Por un lado están las honorables ideas de los políticos y, por otro, están sus vulgares formas de trapichear con las influencias. El trapicheo forma parte de la oscura educación cívica de todo miembro de la comunidad salvadoreña ¿quién no acelera trámites o elude sanciones legales pagando una módica suma en el lugar conveniente? Es en el reino de la vulgaridad donde deben rastrearse los valores que orientan realmente nuestra vida pública. A mi no me sorprende la forma grosera en que se ha intentado ventilar un “conflicto” entre los poderes del Estado. Al fin y al cabo, ese estilo es una herencia que nos han dejado décadas de dominio conservador.
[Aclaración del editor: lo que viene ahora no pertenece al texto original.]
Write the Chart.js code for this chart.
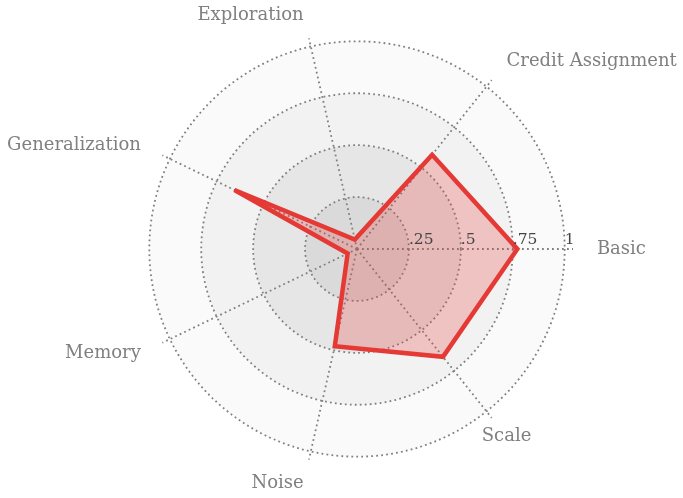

De alguna forma, todos somos hijos de una cultura marcada por un capitalismo salvaje. Para nosotros la fuerza y el dinero están por encima de la ley y las instituciones. Lo que sorprende es que la izquierda también participe de tal cultura. La izquierda, perdidamente vertical y economicista, no conoce muy bien el país que pretende cambiar y, por lo tanto, tampoco se conoce bien a sí misma y de ahí que posea una visión abstracta de la revolución.

Hay que reconocerlo, nadie puede vivir en el seno de una sociedad oligárquica sin que algo se le pegue. La derecha salvadoreña es, por lo tanto, una de las influencias “estilísticas” de la izquierda salvadoreña. El estilo, en política, también forma parte de los contenidos. Ahí está el asunto y lo mejor es reconocerlo como parte de los obstáculos que deberá superar el movimiento revolucionario salvadoreño del siglo XXI.

Si la izquierda se plantea cambiar la realidad, no tiene más remedio que cambiar la incómoda esencia que subyace en ciertas maneras suyas de adoptar decisiones y ejercer el poder. Ese cambio de estilo tiene que ser también un cambio de conceptos; es decir, de prácticas. 

Emprender esa gran renovación supondría la puesta en marcha de un ejercicio de inteligencia colectiva que fuese más allá de las colisiones coyunturales y viese en ellas la oportunidad de juzgar nuestra obscena realidad política y los límites mismos de nuestro pensamiento.